I am specifically needing:
$ENV{DOCUMENT_ROOT}
$ENV{SERVER_NAME}
$ENV{SERVER_ADMIN}
and the current script directory which is usually the default if no other prefix is provided when accessing a filename.
How does one avoid hard-coding all those entries that $ENV{} makes available?
* * * * * wget [mydomain.com...] > /dev/null 2>&1
* * * * * wget [mydomain.com...] >> /path/to/log.txt 2>&1
If you wanted to send an email to $ENV{SERVER_ADMIN}, this would have to be done within the perl script, because it has access to those environmental variables.
However, I'm also getting a bunch of wget messages and menu text in the log in addition to just the expected "Done" from my script and according to [weather.ou.edu...] there should also be a cron option for automatic email notification but the one time that I even came close to getting the cron to run previously I got "No recipient addresses found in header".
Any ideas on how to suppress the wget messages and also, what header?

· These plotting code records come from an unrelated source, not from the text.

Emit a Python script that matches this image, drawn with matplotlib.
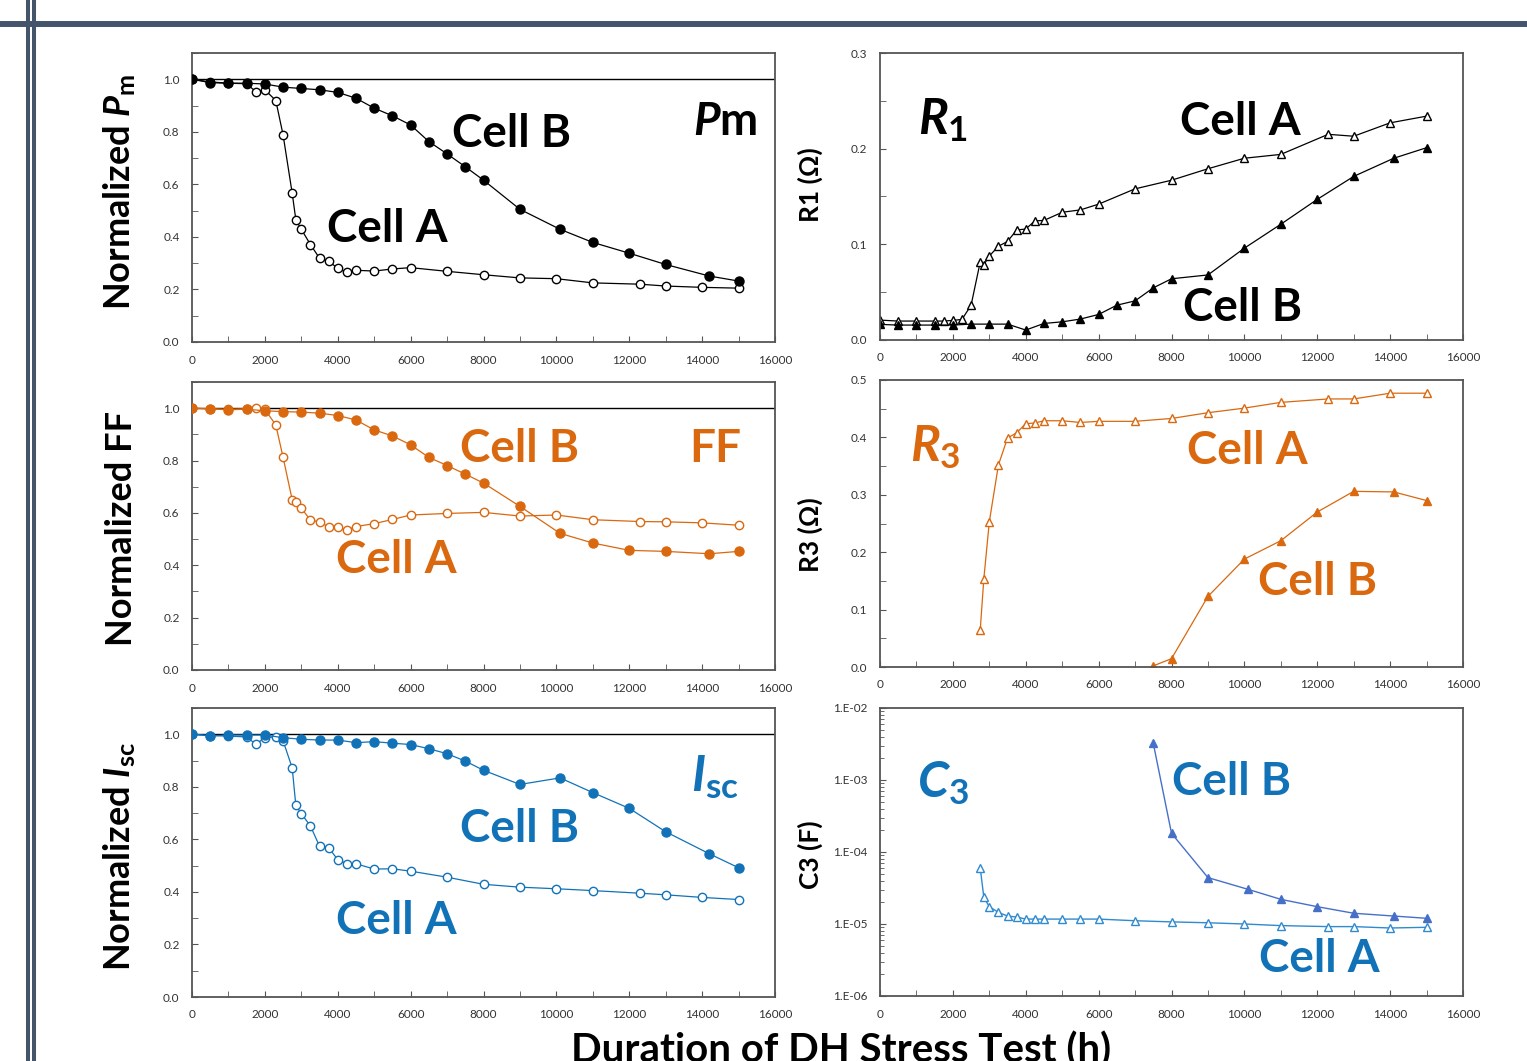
import numpy as np
import matplotlib
matplotlib.use("Agg")
import matplotlib.pyplot as plt
from matplotlib.lines import Line2D
from matplotlib.ticker import MultipleLocator, FuncFormatter, LogLocator, NullFormatter

plt.rcParams['font.family'] = ['Lato', 'DejaVu Sans']
plt.rcParams['mathtext.fontset'] = 'custom'
plt.rcParams['mathtext.rm'] = 'Lato:bold'
plt.rcParams['mathtext.it'] = 'Lato:italic:bold'
plt.rcParams['mathtext.bf'] = 'Lato:bold'

# hours of damp-heat exposure
hours_a = [0, 500, 1000, 1500, 1750, 2000, 2300, 2500, 2750, 2850, 3000, 3250, 3500, 3750,
           4000, 4250, 4500, 5000, 5500, 6000, 7000, 8000, 9000, 10000, 11000, 12300, 13000,
           14000, 15000]
hours_b = [0, 500, 1000, 1500, 2000, 2500, 3000, 3500, 4000, 4500, 5000, 5500, 6000, 6500,
           7000, 7500, 8000, 9000, 10100, 11000, 12000, 13000, 14200, 15000]

# normalized Pm, FF, Isc
pm_a = [1.0, 0.99, 0.985, 0.983, 0.953, 0.96, 0.919, 0.788, 0.566, 0.465, 0.429, 0.371, 0.319,
        0.308, 0.280, 0.265, 0.273, 0.270, 0.278, 0.283, 0.269, 0.256, 0.244, 0.241, 0.225,
        0.220, 0.213, 0.208, 0.205]
pm_b = [1.0, 0.987, 0.985, 0.985, 0.982, 0.970, 0.965, 0.960, 0.950, 0.928, 0.890, 0.861, 0.826,
        0.763, 0.716, 0.667, 0.616, 0.505, 0.429, 0.379, 0.338, 0.295, 0.251, 0.232]
ff_a = [1.0, 0.998, 0.996, 0.998, 1.0, 0.995, 0.936, 0.812, 0.650, 0.641, 0.618, 0.573, 0.565,
        0.547, 0.547, 0.534, 0.548, 0.559, 0.575, 0.592, 0.598, 0.602, 0.588, 0.592, 0.574,
        0.567, 0.566, 0.562, 0.553]
ff_b = [1.0, 0.997, 0.994, 0.996, 0.990, 0.987, 0.985, 0.981, 0.972, 0.955, 0.917, 0.894, 0.860,
        0.812, 0.781, 0.748, 0.714, 0.625, 0.522, 0.485, 0.457, 0.453, 0.444, 0.453]
isc_a = [1.0, 0.995, 0.993, 0.99, 0.962, 0.987, 0.99, 0.975, 0.872, 0.729, 0.698, 0.651, 0.574,
         0.568, 0.523, 0.507, 0.507, 0.487, 0.488, 0.479, 0.456, 0.429, 0.418, 0.412, 0.405,
         0.395, 0.389, 0.379, 0.371]
isc_b = [1.0, 0.994, 0.997, 0.997, 0.997, 0.987, 0.981, 0.978, 0.978, 0.968, 0.972, 0.966, 0.961,
         0.945, 0.926, 0.898, 0.863, 0.809, 0.834, 0.778, 0.718, 0.629, 0.545, 0.492]

# R1 (ohm)
r1_hours_a = [0, 500, 1000, 1500, 1750, 2000, 2250, 2500, 2750, 2850, 3000, 3250, 3500, 3750,
              4000, 4250, 4500, 5000, 5500, 6000, 7000, 8000, 9000, 10000, 11000, 12300, 13000,
              14000, 15000]
r1_a = [0.0208, 0.0198, 0.0198, 0.0198, 0.0198, 0.0205, 0.0215, 0.0364, 0.0815, 0.0787, 0.0878,
        0.098, 0.103, 0.115, 0.116, 0.1245, 0.125, 0.1335, 0.136, 0.142, 0.158, 0.167, 0.179,
        0.190, 0.194, 0.215, 0.213, 0.227, 0.234]
r1_hours_b = [0, 500, 1000, 1500, 2000, 2500, 3000, 3500, 4000, 4500, 5000, 5500, 6000, 6500,
              7000, 7500, 8000, 9000, 10000, 11000, 12000, 13000, 14100, 15000]
r1_b = [0.0163, 0.0156, 0.0156, 0.0156, 0.0156, 0.0166, 0.0166, 0.0166, 0.0104, 0.0173, 0.019,
        0.0219, 0.0267, 0.0364, 0.0409, 0.0545, 0.064, 0.068, 0.096, 0.121, 0.147, 0.171, 0.190,
        0.201]

# R3 (ohm) and C3 (F)
rc_hours_a = [2750, 2850, 3000, 3250, 3500, 3750, 4000, 4250, 4500, 5000, 5500, 6000, 7000, 8000,
              9000, 10000, 11000, 12300, 13000, 14000, 15000]
r3_a = [0.064, 0.154, 0.253, 0.352, 0.399, 0.408, 0.424, 0.425, 0.429, 0.429, 0.426, 0.428,
        0.428, 0.433, 0.443, 0.451, 0.461, 0.467, 0.467, 0.477, 0.477]
r3_hours_b = [7500, 8000, 9000, 10000, 11000, 12000, 13000, 14100, 15000]
r3_b = [0.002, 0.0145, 0.123, 0.188, 0.220, 0.270, 0.306, 0.305, 0.290]
c3_a = [6.05e-5, 2.34e-5, 1.74e-5, 1.45e-5, 1.29e-5, 1.25e-5, 1.17e-5, 1.17e-5, 1.17e-5, 1.17e-5,
        1.17e-5, 1.17e-5, 1.11e-5, 1.07e-5, 1.04e-5, 1.0e-5, 9.5e-6, 9.2e-6, 9.2e-6, 8.8e-6, 9.0e-6]
c3_hours_b = [7500, 8000, 9000, 10100, 11000, 12000, 13000, 14100, 15000]
c3_b = [3.23e-3, 1.82e-4, 4.41e-5, 3.03e-5, 2.20e-5, 1.74e-5, 1.41e-5, 1.29e-5, 1.20e-5]

BLACK = '#000000'
ORANGE = '#D9680F'
BLUE = '#1172B8'
BLUE_A = '#2F8AD0'
BLUE_B = '#4670C8'

W, H = 1527, 1061
fig = plt.figure(figsize=(W / 100, H / 100), dpi=100)


def box(left, top, bottom):
    return [left / W, 1 - bottom / H, 583 / W, (bottom - top) / H]


def style(ax, ymax, ymajor, yminor, yfmt):
    ax.set_xlim(0, 16000)
    ax.set_ylim(0, ymax)
    ax.xaxis.set_major_locator(MultipleLocator(2000))
    ax.xaxis.set_minor_locator(MultipleLocator(1000))
    ax.yaxis.set_major_locator(MultipleLocator(ymajor))
    ax.yaxis.set_minor_locator(MultipleLocator(yminor))
    ax.yaxis.set_major_formatter(FuncFormatter(lambda v, p: yfmt % v))
    ax.xaxis.set_major_formatter(FuncFormatter(lambda v, p: '%d' % v))
    for s in ax.spines.values():
        s.set_color('#555555')
        s.set_linewidth(1.3)
    ax.tick_params(which='both', direction='in', labelsize=8.5, labelcolor='#333333',
                   color='#555555', pad=9, top=False, right=False)
    ax.tick_params(which='major', length=4)
    ax.tick_params(which='minor', length=4)


def normalized(ax, ya, yb, color, fill_b):
    ax.axhline(1.0, color='black', lw=1.0, zorder=1)
    ax.plot(hours_a, ya, '-o', color=color, lw=0.9, ms=6, mfc='white', mec=color, mew=1.0, zorder=3)
    ax.plot(hours_b, yb, '-o', color=color, lw=0.9, ms=6.5, mfc=fill_b, mec=fill_b, mew=1.0, zorder=4)
    style(ax, 1.1, 0.2, 0.1, '%.1f')


big = dict(fontsize=33, fontweight='bold', va='center', ha='left')

# top-left: Pm
ax = fig.add_axes(box(192, 53, 342))
normalized(ax, pm_a, pm_b, BLACK, BLACK)
ax.text(7130, 0.790, 'Cell B', color=BLACK, **big)
ax.text(3700, 0.430, 'Cell A', color=BLACK, **big)
ax.text(15500, 0.836, r'$P$m', color=BLACK, fontsize=33, fontweight='bold', va='center', ha='right')
ax.set_ylabel(r'Normalized $P_{\mathrm{m}}$', fontsize=26, fontweight='bold')
ax.yaxis.set_label_coords(-0.093, 0.52)

# middle-left: FF
ax = fig.add_axes(box(192, 382, 670))
normalized(ax, ff_a, ff_b, ORANGE, ORANGE)
ax.text(7350, 0.845, 'Cell B', color=ORANGE, **big)
ax.text(13650, 0.845, 'FF', color=ORANGE, **big)
ax.text(3950, 0.420, 'Cell A', color=ORANGE, **big)
ax.set_ylabel('Normalized FF', fontsize=26, fontweight='bold')
ax.yaxis.set_label_coords(-0.093, 0.49)

# bottom-left: Isc
ax = fig.add_axes(box(192, 708, 997))
normalized(ax, isc_a, isc_b, BLUE, BLUE)
ax.text(7350, 0.640, 'Cell B', color=BLUE, **big)
ax.text(3950, 0.290, 'Cell A', color=BLUE, **big)
ax.text(13700, 0.837, r'$I_{\mathrm{sc}}$', color=BLUE, fontsize=36, va='center', ha='left')
ax.set_ylabel(r'Normalized $I_{\mathrm{sc}}$', fontsize=26, fontweight='bold')
ax.yaxis.set_label_coords(-0.093, 0.485)

# top-right: R1
ax = fig.add_axes(box(880, 53, 340))
ax.plot(r1_hours_a, r1_a, '-^', color=BLACK, lw=0.9, ms=6, mfc='white', mec=BLACK, mew=1.0)
ax.plot(r1_hours_b, r1_b, '-^', color=BLACK, lw=0.9, ms=6, mfc=BLACK, mec=BLACK, mew=1.0)
style(ax, 0.3, 0.1, 0.05, '%.1f')
ax.text(1040, 0.230, r'$R_{1}$', color=BLACK, fontsize=36, va='center', ha='left')
ax.text(8230, 0.228, 'Cell A', color=BLACK, **big)
ax.text(8310, 0.033, 'Cell B', color=BLACK, **big)
ax.set_ylabel('R1 (Ω)', fontsize=19, fontweight='bold')
ax.yaxis.set_label_coords(-0.097, 0.54)

# middle-right: R3
ax = fig.add_axes(box(880, 380, 667))
ax.plot(rc_hours_a, r3_a, '-^', color=ORANGE, lw=0.9, ms=6, mfc='white', mec=ORANGE, mew=1.0)
ax.plot(r3_hours_b, r3_b, '-^', color=ORANGE, lw=0.9, ms=6, mfc=ORANGE, mec=ORANGE, mew=1.0)
style(ax, 0.5, 0.1, 0.05, '%.1f')
ax.text(820, 0.383, r'$R_{3}$', color=ORANGE, fontsize=36, va='center', ha='left')
ax.text(8420, 0.376, 'Cell A', color=ORANGE, **big)
ax.text(10370, 0.148, 'Cell B', color=ORANGE, **big)
ax.set_ylabel('R3 (Ω)', fontsize=19, fontweight='bold')
ax.yaxis.set_label_coords(-0.097, 0.46)

# bottom-right: C3 (log)
ax = fig.add_axes(box(880, 708, 996))
ax.plot(rc_hours_a, c3_a, '-^', color=BLUE_A, lw=1.0, ms=6, mfc='white', mec=BLUE_A, mew=1.0)
ax.plot(c3_hours_b, c3_b, '-^', color=BLUE_B, lw=1.0, ms=6, mfc=BLUE_B, mec=BLUE_B, mew=1.0)
style(ax, 1, 0.1, 0.05, '%.1f')
ax.set_yscale('log')
ax.set_ylim(1e-6, 1e-2)
ax.yaxis.set_major_locator(LogLocator(base=10, numticks=10))
ax.yaxis.set_minor_locator(LogLocator(base=10, subs=np.arange(2, 10), numticks=10))
ax.yaxis.set_minor_formatter(NullFormatter())
ax.yaxis.set_major_formatter(FuncFormatter(lambda v, p: '1.E%+03d' % round(np.log10(v))))
ax.tick_params(axis='y', which='minor', length=3)
ax.text(1010, 9.1e-4, r'$C_{3}$', color=BLUE, fontsize=36, va='center', ha='left')
ax.text(8010, 9.5e-4, 'Cell B', color=BLUE, **big)
ax.text(10400, 3.3e-6, 'Cell A', color=BLUE, **big)
ax.set_ylabel('C3 (F)', fontsize=19, fontweight='bold')
ax.yaxis.set_label_coords(-0.097, 0.49)

fig.text(841 / W, 1 - 1063 / H, 'Duration of DH Stress Test (h)', fontsize=29,
         fontweight='bold', ha='center', va='baseline')

# slide frame lines
frame = '#44546A'
fig.add_artist(Line2D([28 / W, 28 / W], [0, 1], color=frame, lw=2.9, transform=fig.transFigure))
fig.add_artist(Line2D([34 / W, 34 / W], [0, 1], color=frame, lw=2.9, transform=fig.transFigure))
fig.add_artist(Line2D([0, 1], [1 - 24 / H, 1 - 24 / H], color=frame, lw=4.3, transform=fig.transFigure))

fig.savefig('out.png', dpi=100)
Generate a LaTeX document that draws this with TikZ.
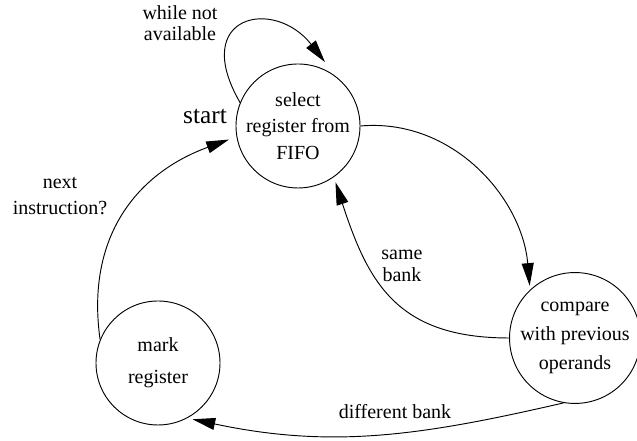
\documentclass[tikz,border=0pt]{standalone}
\usepackage{fontspec}
\setmainfont{Liberation Serif}
\usetikzlibrary{arrows.meta}

\begin{document}
\begin{tikzpicture}[
  x=0.75pt, y=0.75pt,
  state/.style={circle, draw, line width=0.7pt, minimum size=93pt, inner sep=0pt, align=center, font=\fontsize{15}{20}\selectfont},
  lbl/.style={align=center, font=\fontsize{15}{16}\selectfont},
  edge/.style={-{Triangle[length=17pt, width=9pt]}, line width=0.7pt}
]
\useasboundingbox (0,0) rectangle (637,441);
\node[state] (select) at (298,315) {select\\register from\\FIFO};
\node[state] (compare) at (575,103) {compare\\[2pt]with previous\\[2pt]operands};
\node[state] (mark) at (158,78) {mark\\[4pt]register};

\node[lbl] (whilenot) at (180,418) {while not\\available};
\node[lbl, font=\fontsize{15}{19}\selectfont] (next) at (60,245) {next\\instruction?};
\node[lbl] (same) at (402,175) {same\\bank};
\node[lbl] (diff) at (395,29) {different bank};
\node[font=\fontsize{19}{20}\selectfont] (start) at (205,324) {start};

\draw[edge, shorten >=14pt] (select.158) to[out=120, in=128, looseness=2.6] (select.52);
\draw[edge, shorten >=6pt] (mark.158) to[out=98, in=200, looseness=1.1] (select.190);
\draw[edge, shorten >=3pt] (select.0) to[out=5, in=95] (compare.133);
\draw[edge, shorten >=4pt] (compare.180) to[out=180, in=-72, looseness=1.2] (select.-55);
\draw[edge, shorten >=4pt] (compare.-100) to[out=193, in=-12] (mark.-62);
\end{tikzpicture}
\end{document}
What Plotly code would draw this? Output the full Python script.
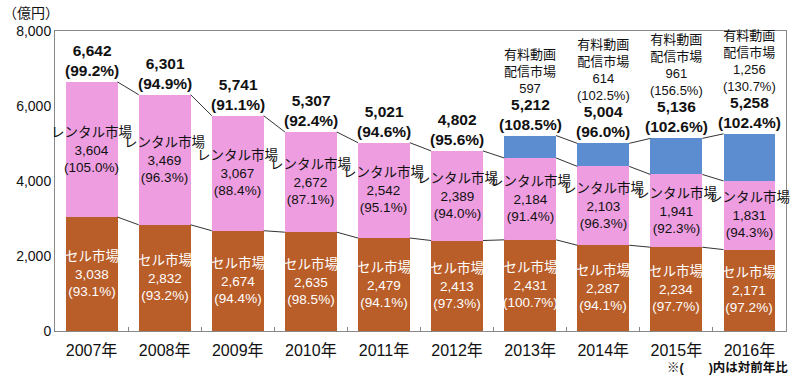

wget [mydomain.com...] -O /path/to/log.txt > /dev/null 2>&1
As far as cron automatically emailing, if the cron job generates any output, it will email the results to the user on the current server. So if your webserver is also your mail server, or it is setup to forward email to your mail server, and the username is the same as your email, then you should receive a message. You could also add an extra command to send an email to any address, something like:
* * * * * wget [mydomain.com...] -O /path/to/log.txt > /dev/null 2>&1; cat /path/to/log.txt ¦ mail -s "cron notification" WWMike@mikesemail.com
I dabble in PERL but I drown in UNIX and I don't have access to a UNIX prompt so for testing purposes, I brute-forced a quickie PERL script to simulate the bulk of the CRON command <wink>:
#!/usr/local/bin/perl
system("/usr/local/bin/wget -q -O - [mydomain.com...] >> /usr/home/myaccount/scripts/mydomain.com/script/log.txt");
print "Content-type: text/html\n\n";
exit;
OK, here's a quick summary for review:
I need to use wget to run my script because my script needs the PERL $ENV{} variables but UNIX CRON doesn't provide them.
The -q tells wget to be quiet and supress its (useless) messages while the -O - tells wget to send the script output to STDOUT instead of writing it to a file (which is the wget default).
I should also mention that according to the wget docs at [gnu.org...] there doesn't seem to be an option to have wget append the script output so I have to resort to redirecting it with the UNIX >>.
2 questions:
1) Why doesn't the UNIX >> append to the log file?
It creates it if it doesn't exist but it always overwrites it after that and I can't seem to get a running log.
And also...
2) Why do I have to include the print to eliminate the 500 error I get without it?
My host swears that the system logs prove that CRON ran only once per day as should be the case but somehow my script ran 6 times within 3 minutes today and 2 times within 1 minute a couple of days ago.
There is absolutely no way that my script could be looping or running itself more than once and if I trust my host to be correct then that leaves wget as the sole culprit.
Anyone have any previous experience with this type of issue?
[mydomain.com...]
but on closer inspection that looks like a dummy URL.
The return value is the exit status of the program as returned by the wait() call. To get the actual exit value divide by 256. See also exec. This is NOT what you want to use to capture the output from a command, for that you should use merely backticks or qx//, as described in `STRING`.
If you omit the print statement after the system call, there is no output. The 500 error results from making a CGI web request that produces no output.